Set in the sovereign state of northern Nigeria, Sons of the Caliphate is a political thriller drama about the lives of three rich, entitled, passionate and ambitious young men, Kalifah Maiyaki, Nuhu Bula and Diko Loko, all caught up in the deadly tussle for the governorship seat of the northern Caliphate state.

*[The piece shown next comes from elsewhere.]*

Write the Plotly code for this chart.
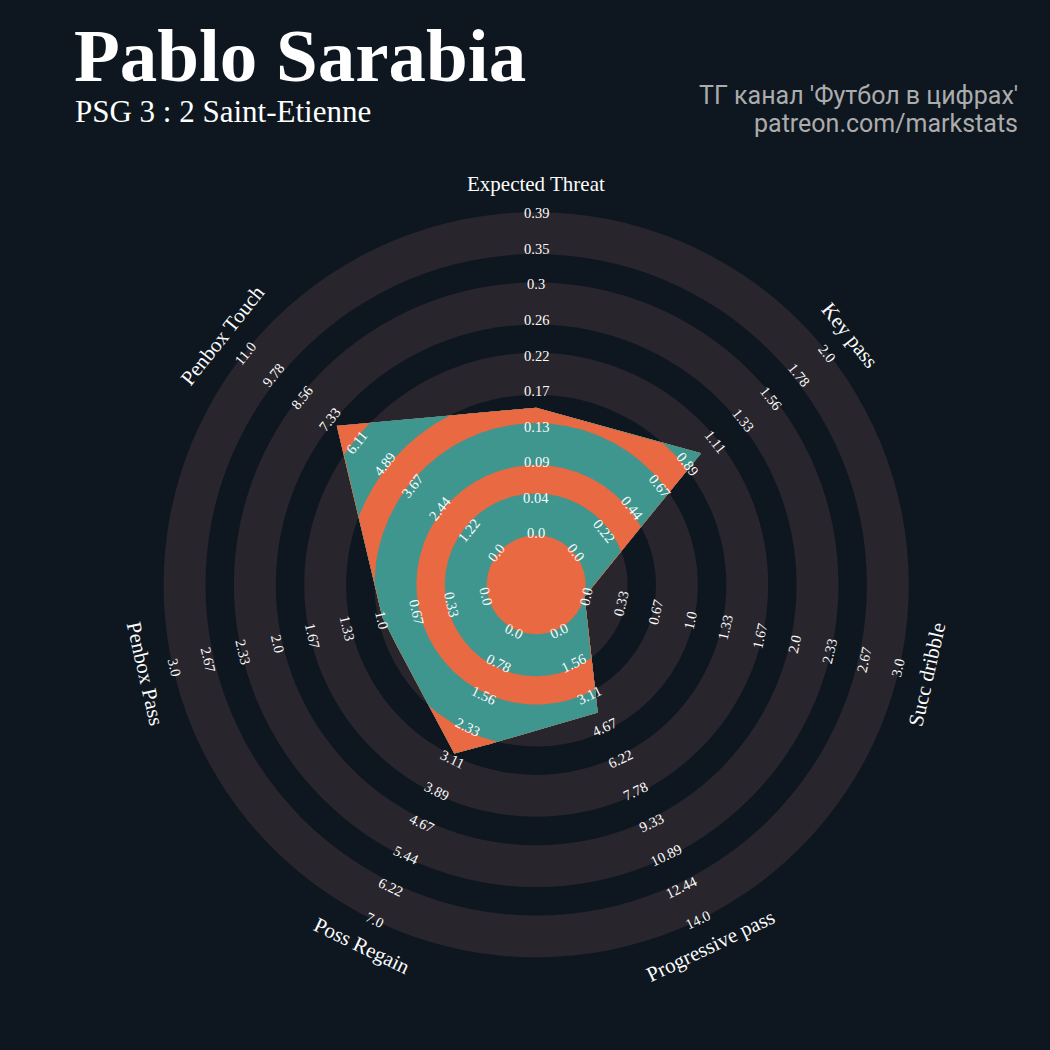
import numpy as np
import plotly.graph_objects as go

# ---------------- data ----------------
params = ["Expected Threat", "Key pass", "Succ dribble", "Progressive pass",
          "Poss Regain", "Penbox Pass", "Penbox Touch"]
values = [0.154, 1.0, 0.0, 4.0, 3.0, 1.0, 7.0]
low = [0.0, 0.0, 0.0, 0.0, 0.0, 0.0, 0.0]
high = [0.39, 2.0, 3.0, 14.0, 7.0, 3.0, 11.0]

ticks_xt = ["0.0", "0.04", "0.09", "0.13", "0.17", "0.22", "0.26", "0.3", "0.35", "0.39"]
ticks_kp = ["0.0", "0.22", "0.44", "0.67", "0.89", "1.11", "1.33", "1.56", "1.78", "2.0"]
ticks_sd = ["0.0", "0.33", "0.67", "1.0", "1.33", "1.67", "2.0", "2.33", "2.67", "3.0"]
ticks_pp = ["0.0", "1.56", "3.11", "4.67", "6.22", "7.78", "9.33", "10.89", "12.44", "14.0"]
ticks_pr = ["0.0", "0.78", "1.56", "2.33", "3.11", "3.89", "4.67", "5.44", "6.22", "7.0"]
ticks_pbp = ["0.0", "0.33", "0.67", "1.0", "1.33", "1.67", "2.0", "2.33", "2.67", "3.0"]
ticks_pbt = ["0.0", "1.22", "2.44", "3.67", "4.89", "6.11", "7.33", "8.56", "9.78", "11.0"]
tick_lists = [ticks_xt, ticks_kp, ticks_sd, ticks_pp, ticks_pr, ticks_pbp, ticks_pbt]

title = "Pablo Sarabia"
subtitle = "PSG 3 : 2 Saint-Etienne"
credit1 = "ТГ канал 'Футбол в цифрах'"
credit2 = "patreon.com/markstats"

# ---------------- style / geometry ----------------
BG = "#0e1720"
RING = "#28252c"
TEAL = "#3e968f"
ORANGE = "#e86942"
TXT = "#fcfcfc"
CX, CY = 536.2, 584.8
R0 = 49.5          # center circle radius (value = low)
W_LIGHT = 41.9     # light ring width
W_DARK = 28.4      # dark ring width
N_LIGHT = 5

bounds = [R0]
kinds = []
for i in range(N_LIGHT):
    bounds.append(bounds[-1] + W_LIGHT); kinds.append("light")
    if i < N_LIGHT - 1:
        bounds.append(bounds[-1] + W_DARK); kinds.append("dark")
R1 = bounds[-1]

n = len(params)
angles = np.deg2rad(90 - np.arange(n) * 360.0 / n)


def val_to_r(v, lo, hi):
    return R0 + (v - lo) / (hi - lo) * (R1 - R0)


def to_xy(r, a):
    return CX + r * np.cos(a), CY - r * np.sin(a)


fig = go.Figure()
shapes = []

for k in range(len(bounds) - 1, 0, -1):
    r = bounds[k]
    col = RING if kinds[k - 1] == "light" else BG
    shapes.append(dict(type="circle", xref="x", yref="y", layer="below",
                       x0=CX - r, x1=CX + r, y0=CY - r, y1=CY + r,
                       fillcolor=col, line=dict(width=0)))
shapes.append(dict(type="circle", xref="x", yref="y", layer="below",
                   x0=CX - R0, x1=CX + R0, y0=CY - R0, y1=CY + R0,
                   fillcolor=BG, line=dict(width=0)))

radii = [val_to_r(v, lo, hi) for v, lo, hi in zip(values, low, high)]
vx, vy = to_xy(np.array(radii), angles)
px, py = [], []
for i in range(n):
    j = (i + 1) % n
    t = np.linspace(0, 1, 240, endpoint=False)
    px.append(vx[i] + t * (vx[j] - vx[i]))
    py.append(vy[i] + t * (vy[j] - vy[i]))
px = np.concatenate(px); py = np.concatenate(py)
dx, dy = px - CX, py - CY
rr = np.hypot(dx, dy)

layer_list = [(bounds[k], TEAL if kinds[k - 1] == "light" else ORANGE)
              for k in range(len(bounds) - 1, 0, -1)]
layer_list.append((R0, ORANGE))
for R, col in layer_list:
    s = np.minimum(1.0, R / rr)
    xs = CX + dx * s
    ys = CY + dy * s
    fig.add_trace(go.Scatter(x=np.append(xs, xs[0]), y=np.append(ys, ys[0]),
                             mode="lines", fill="toself", fillcolor=col,
                             line=dict(width=0, color=col), hoverinfo="skip",
                             showlegend=False))

annotations = []


def rot_for(a_deg):
    rot = 90 - a_deg
    while rot > 90:
        rot -= 180
    while rot <= -90:
        rot += 180
    return rot


LR0, LR1 = 51.5, 371.5
for i in range(n):
    a = angles[i]
    rot = rot_for(np.rad2deg(a))
    labs = tick_lists[i]
    for k, lab in enumerate(labs):
        r = LR0 + k / (len(labs) - 1) * (LR1 - LR0)
        x, y = to_xy(r, a)
        annotations.append(dict(x=x, y=y, xref="x", yref="y", text=lab,
                                showarrow=False, textangle=rot,
                                xanchor="center", yanchor="middle",
                                font=dict(family="Liberation Serif", size=14.5, color=TXT)))

for i in range(n):
    a = angles[i]
    rot = rot_for(np.rad2deg(a))
    x, y = to_xy(401.0, a)
    annotations.append(dict(x=x, y=y, xref="x", yref="y", text=params[i],
                            showarrow=False, textangle=rot,
                            xanchor="center", yanchor="middle",
                            font=dict(family="Liberation Serif", size=21, color=TXT)))

annotations.append(dict(x=72, y=55, xref="x", yref="y", text="<b>" + title + "</b>",
                        showarrow=False, xanchor="left", yanchor="middle",
                        font=dict(family="Liberation Serif", size=75, color="#ffffff")))
annotations.append(dict(x=73, y=111.5, xref="x", yref="y", text=subtitle,
                        showarrow=False, xanchor="left", yanchor="middle",
                        font=dict(family="Liberation Serif", size=31, color="#ffffff")))
annotations.append(dict(x=1020, y=95, xref="x", yref="y", text=credit1,
                        showarrow=False, xanchor="right", yanchor="middle",
                        font=dict(family="Roboto", size=25, color="#acacac")))
annotations.append(dict(x=1020, y=123.5, xref="x", yref="y", text=credit2,
                        showarrow=False, xanchor="right", yanchor="middle",
                        font=dict(family="Roboto", size=25, color="#acacac")))

fig.update_layout(
    width=1050, height=1050,
    margin=dict(l=0, r=0, t=0, b=0),
    paper_bgcolor=BG, plot_bgcolor=BG,
    xaxis=dict(range=[0, 1050], visible=False, fixedrange=True, domain=[0, 1]),
    yaxis=dict(range=[1050, 0], visible=False, fixedrange=True, domain=[0, 1]),
    shapes=shapes, annotations=annotations, showlegend=False,
)

fig.write_html("out.html", config={"displayModeBar": False},
               post_script="document.body.style.margin='0';"
                           "document.body.style.background='" + BG + "';")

The series featured an ensemble cast from both Nollywood and Kannywood which is led by Yakubu Muhammed as Dikko Loko, Paul Sambo as Khalifa Maiyaki, Mofe Duncan as Nuhu Bula, Rahama Sadau as Binta Kutugi, and Patrick Doyle as Alhaji Loko.

==Premise==

Khalifa Maiyaki, Nuhu Bula, and Dikko Loko are friends. Nuhu Bula and Dikko Loko are caught in a love triangle with effortlessly beautiful Binta Kutigi who is trying to get revenge on them for killing her father when she was a little girl. The political scheming begins as Kalifah Maiyaki, who happens to be the prince and son to emir of Kowa, declares his intention to contest for the Governorship of Kowa State. His father and emirate council move to stop Khalifah the heir from joining politics. His step mother intensifies her plot to have him contest in the election for her son hamza's sake who is next in line to the throne. Alhaji Sani Bula, the Billionaire wants to throw his son Nuhu into the mix for his own selfish reason contest for the governorship of Kowa State, While Alhaji Loko the political godfather ties the noose round his political structure.

==Cast and character==
===Main===
- Yakubu Muhammed as Dikko Loko, son to Alhaji Loko the political godfather, is a society boy with high flier and lover to Binta Kutugi.
- Paul Sambo as Khalifa Maiyaki, Emir of Kowa's son, conflicted as husband and lover to Lottie because his wife was an arranged marriage, he never chooses her, she was given to him because of his lineage as a royalty. Khalifa is contesting for governor of Kowa state while his tries to stop him because he is the next in line to the throne.
- Mofe Duncan as Nuhu Bula, son to Sani Bula, he is a rich boy who was brought up from abroad, Nuhu was sometime force to leave his career role so that he saves the dynasty of his family which causes tension between him and his father as well as his friends.
- Rahama Sadau as Binta Kutugi, daughter to a poor farmer Kutugi, who was murder by the three rich and entitled sons of the caliphate. Binta Kutugi grew up with the intention to avenge her father's death. She is having relationship both Nuhu, Dikko and Khalifa.
- Yvonne Hays as Lottie, a mistress who happens to fall in love with the wrong person who is a prince and husband to the Galadimas' daughter.
- Patrick Doyle as Alhaji Loko, the political godfather, who turns everything in Kowa to his own direction, and to Dikko.
- Sani Mu’azu as R.H Maiyaki, the emir of kowa emirate, father of Khalifa Maiyaki who is contesting for the governor of Kowa state.
- Edward Fom as Sani Bula, a Business tycoon, the Billionaire who wants to throw his son Nuhu into the mix for his own selfish reasons

===Recurring===
- Victor Decker as Galadima, the Galadima of the Kowa Emirate council and father to Ziha
- Magaji Mijinyawa as Waziri, the Waziri of kowa emirate council.
- Rabiu Rikadawa as Party Chairman
- Nita Byack George as Ziha, wife to the prince and daughter to the Galadima
- Maryam Booth as Kulu
- Adunni Ade as Marina

==Episodes==

| Series | Episodes |  | Originally released |  |  |
| First released | Last released | Network |
| 1 | 13 |  | 13 October 2016 | 17 May 2017 | Ebonyi Life TV; Netflix; |
| 2 | 22 |  | 27 September 2017 | 16 May 2018 |

==Sequel==
The sequel, War: Wrath and Revenge was released on 28 December 2023, exclusively on Netflix.